Han Xiao, the chair of the athletes’ advisory council, confirmed that and said it’s why his group has not made any definitive statements encouraging a postponement.
“We are specifically asking for more transparency around the decision-making process, more information about what measures and conditions are being discussed, and less public emphasis on training and ‘business as usual,’ which is putting athletes in a bad position,” Han said.
Many athletes’ training regimens have, in fact, disintegrated, as gyms and communal workout spaces around the country have been closed. The USOPC has closed its Olympic training centers to all but the 180 or so who live at them — and many in those groups have chosen to leave campus.

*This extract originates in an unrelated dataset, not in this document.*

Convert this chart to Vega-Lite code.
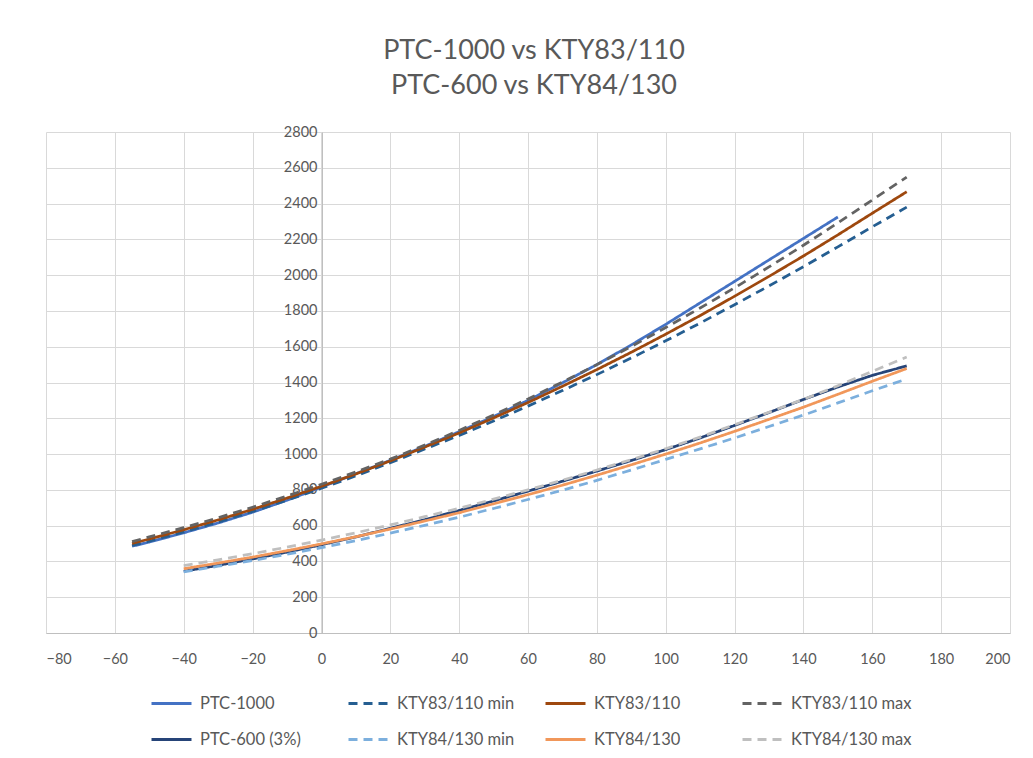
{
  "$schema": "https://vega.github.io/schema/vega-lite/v6.json",
  "width": 964,
  "height": 501,
  "autosize": {"type": "none"},
  "padding": {"left": 46, "top": 132, "right": 23, "bottom": 125},
  "background": "white",
  "config": {"view": {"stroke": null}},
  "title": {
    "text": ["PTC-1000 vs KTY83/110", "PTC-600 vs KTY84/130"],
    "font": "Lato",
    "fontSize": 27,
    "fontWeight": "normal",
    "color": "#595959",
    "lineHeight": 35,
    "offset": 24,
    "anchor": "middle",
    "dx": 6
  },
  "data": {
    "values": [
      {"t": -55, "r": 485, "s": "PTC-1000"},
      {"t": -50, "r": 508, "s": "PTC-1000"},
      {"t": -40, "r": 560, "s": "PTC-1000"},
      {"t": -30, "r": 615, "s": "PTC-1000"},
      {"t": -20, "r": 675, "s": "PTC-1000"},
      {"t": -10, "r": 742, "s": "PTC-1000"},
      {"t": 0, "r": 815, "s": "PTC-1000"},
      {"t": 10, "r": 890, "s": "PTC-1000"},
      {"t": 20, "r": 965, "s": "PTC-1000"},
      {"t": 30, "r": 1043, "s": "PTC-1000"},
      {"t": 40, "r": 1125, "s": "PTC-1000"},
      {"t": 50, "r": 1210, "s": "PTC-1000"},
      {"t": 60, "r": 1300, "s": "PTC-1000"},
      {"t": 70, "r": 1398, "s": "PTC-1000"},
      {"t": 80, "r": 1500, "s": "PTC-1000"},
      {"t": 90, "r": 1610, "s": "PTC-1000"},
      {"t": 100, "r": 1725, "s": "PTC-1000"},
      {"t": 110, "r": 1845, "s": "PTC-1000"},
      {"t": 120, "r": 1965, "s": "PTC-1000"},
      {"t": 130, "r": 2085, "s": "PTC-1000"},
      {"t": 140, "r": 2205, "s": "PTC-1000"},
      {"t": 150, "r": 2325, "s": "PTC-1000"},

      {"t": -55, "r": 489, "s": "KTY83/110 min"},
      {"t": -50, "r": 513, "s": "KTY83/110 min"},
      {"t": -40, "r": 565, "s": "KTY83/110 min"},
      {"t": -30, "r": 620, "s": "KTY83/110 min"},
      {"t": -20, "r": 679, "s": "KTY83/110 min"},
      {"t": -10, "r": 742, "s": "KTY83/110 min"},
      {"t": 0, "r": 809, "s": "KTY83/110 min"},
      {"t": 10, "r": 878, "s": "KTY83/110 min"},
      {"t": 20, "r": 952, "s": "KTY83/110 min"},
      {"t": 30, "r": 1028, "s": "KTY83/110 min"},
      {"t": 40, "r": 1104, "s": "KTY83/110 min"},
      {"t": 50, "r": 1185, "s": "KTY83/110 min"},
      {"t": 60, "r": 1268, "s": "KTY83/110 min"},
      {"t": 70, "r": 1355, "s": "KTY83/110 min"},
      {"t": 80, "r": 1444, "s": "KTY83/110 min"},
      {"t": 90, "r": 1537, "s": "KTY83/110 min"},
      {"t": 100, "r": 1633, "s": "KTY83/110 min"},
      {"t": 110, "r": 1732, "s": "KTY83/110 min"},
      {"t": 120, "r": 1835, "s": "KTY83/110 min"},
      {"t": 130, "r": 1940, "s": "KTY83/110 min"},
      {"t": 140, "r": 2047, "s": "KTY83/110 min"},
      {"t": 150, "r": 2158, "s": "KTY83/110 min"},
      {"t": 160, "r": 2270, "s": "KTY83/110 min"},
      {"t": 170, "r": 2380, "s": "KTY83/110 min"},

      {"t": -55, "r": 500, "s": "KTY83/110"},
      {"t": -50, "r": 525, "s": "KTY83/110"},
      {"t": -40, "r": 577, "s": "KTY83/110"},
      {"t": -30, "r": 632, "s": "KTY83/110"},
      {"t": -20, "r": 691, "s": "KTY83/110"},
      {"t": -10, "r": 754, "s": "KTY83/110"},
      {"t": 0, "r": 820, "s": "KTY83/110"},
      {"t": 10, "r": 889, "s": "KTY83/110"},
      {"t": 20, "r": 962, "s": "KTY83/110"},
      {"t": 30, "r": 1039, "s": "KTY83/110"},
      {"t": 40, "r": 1118, "s": "KTY83/110"},
      {"t": 50, "r": 1202, "s": "KTY83/110"},
      {"t": 60, "r": 1288, "s": "KTY83/110"},
      {"t": 70, "r": 1379, "s": "KTY83/110"},
      {"t": 80, "r": 1472, "s": "KTY83/110"},
      {"t": 90, "r": 1569, "s": "KTY83/110"},
      {"t": 100, "r": 1670, "s": "KTY83/110"},
      {"t": 110, "r": 1774, "s": "KTY83/110"},
      {"t": 120, "r": 1882, "s": "KTY83/110"},
      {"t": 130, "r": 1993, "s": "KTY83/110"},
      {"t": 140, "r": 2107, "s": "KTY83/110"},
      {"t": 150, "r": 2225, "s": "KTY83/110"},
      {"t": 160, "r": 2346, "s": "KTY83/110"},
      {"t": 170, "r": 2466, "s": "KTY83/110"},

      {"t": -55, "r": 511, "s": "KTY83/110 max"},
      {"t": -50, "r": 537, "s": "KTY83/110 max"},
      {"t": -40, "r": 589, "s": "KTY83/110 max"},
      {"t": -30, "r": 644, "s": "KTY83/110 max"},
      {"t": -20, "r": 703, "s": "KTY83/110 max"},
      {"t": -10, "r": 766, "s": "KTY83/110 max"},
      {"t": 0, "r": 831, "s": "KTY83/110 max"},
      {"t": 10, "r": 900, "s": "KTY83/110 max"},
      {"t": 20, "r": 972, "s": "KTY83/110 max"},
      {"t": 30, "r": 1050, "s": "KTY83/110 max"},
      {"t": 40, "r": 1132, "s": "KTY83/110 max"},
      {"t": 50, "r": 1219, "s": "KTY83/110 max"},
      {"t": 60, "r": 1308, "s": "KTY83/110 max"},
      {"t": 70, "r": 1403, "s": "KTY83/110 max"},
      {"t": 80, "r": 1500, "s": "KTY83/110 max"},
      {"t": 90, "r": 1601, "s": "KTY83/110 max"},
      {"t": 100, "r": 1707, "s": "KTY83/110 max"},
      {"t": 110, "r": 1816, "s": "KTY83/110 max"},
      {"t": 120, "r": 1929, "s": "KTY83/110 max"},
      {"t": 130, "r": 2046, "s": "KTY83/110 max"},
      {"t": 140, "r": 2167, "s": "KTY83/110 max"},
      {"t": 150, "r": 2292, "s": "KTY83/110 max"},
      {"t": 160, "r": 2420, "s": "KTY83/110 max"},
      {"t": 170, "r": 2548, "s": "KTY83/110 max"},

      {"t": -40, "r": 345, "s": "PTC-600 (3%)"},
      {"t": -30, "r": 378, "s": "PTC-600 (3%)"},
      {"t": -20, "r": 414, "s": "PTC-600 (3%)"},
      {"t": -10, "r": 452, "s": "PTC-600 (3%)"},
      {"t": 0, "r": 493, "s": "PTC-600 (3%)"},
      {"t": 10, "r": 537, "s": "PTC-600 (3%)"},
      {"t": 20, "r": 585, "s": "PTC-600 (3%)"},
      {"t": 30, "r": 633, "s": "PTC-600 (3%)"},
      {"t": 40, "r": 685, "s": "PTC-600 (3%)"},
      {"t": 50, "r": 738, "s": "PTC-600 (3%)"},
      {"t": 60, "r": 793, "s": "PTC-600 (3%)"},
      {"t": 70, "r": 848, "s": "PTC-600 (3%)"},
      {"t": 80, "r": 905, "s": "PTC-600 (3%)"},
      {"t": 90, "r": 964, "s": "PTC-600 (3%)"},
      {"t": 100, "r": 1025, "s": "PTC-600 (3%)"},
      {"t": 110, "r": 1090, "s": "PTC-600 (3%)"},
      {"t": 120, "r": 1160, "s": "PTC-600 (3%)"},
      {"t": 130, "r": 1232, "s": "PTC-600 (3%)"},
      {"t": 140, "r": 1305, "s": "PTC-600 (3%)"},
      {"t": 150, "r": 1375, "s": "PTC-600 (3%)"},
      {"t": 160, "r": 1440, "s": "PTC-600 (3%)"},
      {"t": 170, "r": 1493, "s": "PTC-600 (3%)"},

      {"t": -40, "r": 342, "s": "KTY84/130 min"},
      {"t": -30, "r": 373, "s": "KTY84/130 min"},
      {"t": -20, "r": 405, "s": "KTY84/130 min"},
      {"t": -10, "r": 440, "s": "KTY84/130 min"},
      {"t": 0, "r": 477, "s": "KTY84/130 min"},
      {"t": 10, "r": 516, "s": "KTY84/130 min"},
      {"t": 20, "r": 558, "s": "KTY84/130 min"},
      {"t": 30, "r": 602, "s": "KTY84/130 min"},
      {"t": 40, "r": 647, "s": "KTY84/130 min"},
      {"t": 50, "r": 696, "s": "KTY84/130 min"},
      {"t": 60, "r": 746, "s": "KTY84/130 min"},
      {"t": 70, "r": 798, "s": "KTY84/130 min"},
      {"t": 80, "r": 853, "s": "KTY84/130 min"},
      {"t": 90, "r": 911, "s": "KTY84/130 min"},
      {"t": 100, "r": 970, "s": "KTY84/130 min"},
      {"t": 110, "r": 1029, "s": "KTY84/130 min"},
      {"t": 120, "r": 1090, "s": "KTY84/130 min"},
      {"t": 130, "r": 1154, "s": "KTY84/130 min"},
      {"t": 140, "r": 1218, "s": "KTY84/130 min"},
      {"t": 150, "r": 1286, "s": "KTY84/130 min"},
      {"t": 160, "r": 1354, "s": "KTY84/130 min"},
      {"t": 170, "r": 1420, "s": "KTY84/130 min"},

      {"t": -40, "r": 359, "s": "KTY84/130"},
      {"t": -30, "r": 391, "s": "KTY84/130"},
      {"t": -20, "r": 424, "s": "KTY84/130"},
      {"t": -10, "r": 460, "s": "KTY84/130"},
      {"t": 0, "r": 498, "s": "KTY84/130"},
      {"t": 10, "r": 538, "s": "KTY84/130"},
      {"t": 20, "r": 581, "s": "KTY84/130"},
      {"t": 30, "r": 626, "s": "KTY84/130"},
      {"t": 40, "r": 672, "s": "KTY84/130"},
      {"t": 50, "r": 722, "s": "KTY84/130"},
      {"t": 60, "r": 773, "s": "KTY84/130"},
      {"t": 70, "r": 826, "s": "KTY84/130"},
      {"t": 80, "r": 882, "s": "KTY84/130"},
      {"t": 90, "r": 940, "s": "KTY84/130"},
      {"t": 100, "r": 1000, "s": "KTY84/130"},
      {"t": 110, "r": 1062, "s": "KTY84/130"},
      {"t": 120, "r": 1127, "s": "KTY84/130"},
      {"t": 130, "r": 1194, "s": "KTY84/130"},
      {"t": 140, "r": 1262, "s": "KTY84/130"},
      {"t": 150, "r": 1334, "s": "KTY84/130"},
      {"t": 160, "r": 1407, "s": "KTY84/130"},
      {"t": 170, "r": 1478, "s": "KTY84/130"},

      {"t": -40, "r": 376, "s": "KTY84/130 max"},
      {"t": -30, "r": 409, "s": "KTY84/130 max"},
      {"t": -20, "r": 443, "s": "KTY84/130 max"},
      {"t": -10, "r": 480, "s": "KTY84/130 max"},
      {"t": 0, "r": 519, "s": "KTY84/130 max"},
      {"t": 10, "r": 560, "s": "KTY84/130 max"},
      {"t": 20, "r": 604, "s": "KTY84/130 max"},
      {"t": 30, "r": 650, "s": "KTY84/130 max"},
      {"t": 40, "r": 697, "s": "KTY84/130 max"},
      {"t": 50, "r": 748, "s": "KTY84/130 max"},
      {"t": 60, "r": 800, "s": "KTY84/130 max"},
      {"t": 70, "r": 854, "s": "KTY84/130 max"},
      {"t": 80, "r": 911, "s": "KTY84/130 max"},
      {"t": 90, "r": 969, "s": "KTY84/130 max"},
      {"t": 100, "r": 1030, "s": "KTY84/130 max"},
      {"t": 110, "r": 1095, "s": "KTY84/130 max"},
      {"t": 120, "r": 1164, "s": "KTY84/130 max"},
      {"t": 130, "r": 1234, "s": "KTY84/130 max"},
      {"t": 140, "r": 1306, "s": "KTY84/130 max"},
      {"t": 150, "r": 1382, "s": "KTY84/130 max"},
      {"t": 160, "r": 1462, "s": "KTY84/130 max"},
      {"t": 170, "r": 1542, "s": "KTY84/130 max"}
    ]
  },
  "mark": {"type": "line", "strokeWidth": 2.75, "strokeJoin": "round"},
  "encoding": {
    "x": {
      "field": "t",
      "type": "quantitative",
      "scale": {"domain": [-80, 200], "nice": false, "zero": false},
      "axis": {
        "title": null,
        "values": [-80, -60, -40, -20, 0, 20, 40, 60, 80, 100, 120, 140, 160, 180, 200],
        "format": "d",
        "grid": true,
        "gridColor": "#D9D9D9",
        "gridWidth": 1,
        "domainColor": "#BFBFBF",
        "domainWidth": 1,
        "ticks": false,
        "tickSize": 0,
        "labelPadding": 19,
        "labelFont": "Lato",
        "labelFontSize": 14.5,
        "labelColor": "#595959"
      }
    },
    "y": {
      "field": "r",
      "type": "quantitative",
      "scale": {"domain": [0, 2800], "nice": false},
      "axis": {
        "title": null,
        "offset": -276,
        "values": [0, 200, 400, 600, 800, 1000, 1200, 1400, 1600, 1800, 2000, 2200, 2400, 2600, 2800],
        "format": "d",
        "grid": true,
        "gridColor": "#D9D9D9",
        "gridWidth": 1,
        "domainColor": "#BFBFBF",
        "domainWidth": 1,
        "ticks": false,
        "tickSize": 0,
        "labelPadding": 5,
        "labelFont": "Lato",
        "labelFontSize": 14.5,
        "labelColor": "#595959"
      }
    },
    "color": {
      "field": "s",
      "type": "nominal",
      "scale": {
        "domain": ["PTC-1000", "KTY83/110 min", "KTY83/110", "KTY83/110 max", "PTC-600 (3%)", "KTY84/130 min", "KTY84/130", "KTY84/130 max"],
        "range": ["#4472C4", "#255E91", "#9E480E", "#636363", "#264478", "#7CAFDD", "#F1975A", "#BFBFBF"]
      },
      "legend": {
        "title": null,
        "orient": "none",
        "legendX": 104,
        "legendY": 550,
        "columns": 4,
        "direction": "horizontal",
        "gridAlign": "all",
        "columnPadding": 21,
        "rowPadding": 6,
        "symbolType": "stroke",
        "symbolSize": 1600,
        "symbolStrokeWidth": 3,
        "labelOffset": 7,
        "labelFont": "Lato",
        "labelFontSize": 16.5,
        "labelColor": "#595959",
        "labelLimit": 250
      }
    },
    "strokeDash": {
      "field": "s",
      "type": "nominal",
      "scale": {
        "domain": ["PTC-1000", "KTY83/110 min", "KTY83/110", "KTY83/110 max", "PTC-600 (3%)", "KTY84/130 min", "KTY84/130", "KTY84/130 max"],
        "range": [[1, 0], [9, 6], [1, 0], [9, 6], [1, 0], [9, 6], [1, 0], [9, 6]]
      },
      "legend": {
        "title": null,
        "orient": "none",
        "legendX": 104,
        "legendY": 550,
        "columns": 4,
        "direction": "horizontal",
        "gridAlign": "all",
        "columnPadding": 21,
        "rowPadding": 6,
        "symbolType": "stroke",
        "symbolSize": 1600,
        "symbolStrokeWidth": 3,
        "labelOffset": 7,
        "labelFont": "Lato",
        "labelFontSize": 16.5,
        "labelColor": "#595959",
        "labelLimit": 250
      }
    }
  }
}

Hirshland said it needed to be clear to every elite and recreational athlete out there that “as Americans, the Number One priority needs to be health and safety,” and not training.
The USOPC has increased availability of mental and emotional counseling, as anxiety builds over what comes next. Around 190 of 550 spots on the U.S. team are scheduled to be handed out at for gymnastics, swimming and track at Olympic trials in June — all of which are in jeopardy.
Both Bach and the USOPC leadership have acknowledged the realities of a qualification process that is being altered beyond recognition. Hirshland says the federation is working with individual sports, both at the national and international levels, to adapt in the event the Olympics take place without a traditional qualifying structure.
She also said that unless the IOC makes some announcement changing the July 24 start date, it has to keep pushing forward as safely as it can with operational and logistical plans to stage the games for its athletes.
“Our priority and our obligation is to the athletes we serve,” she said. “If the opportunity is available to them (to compete in the Olympics), we’re not going to be the reason they don’t have that opportunity. We will be there and we will be ready.”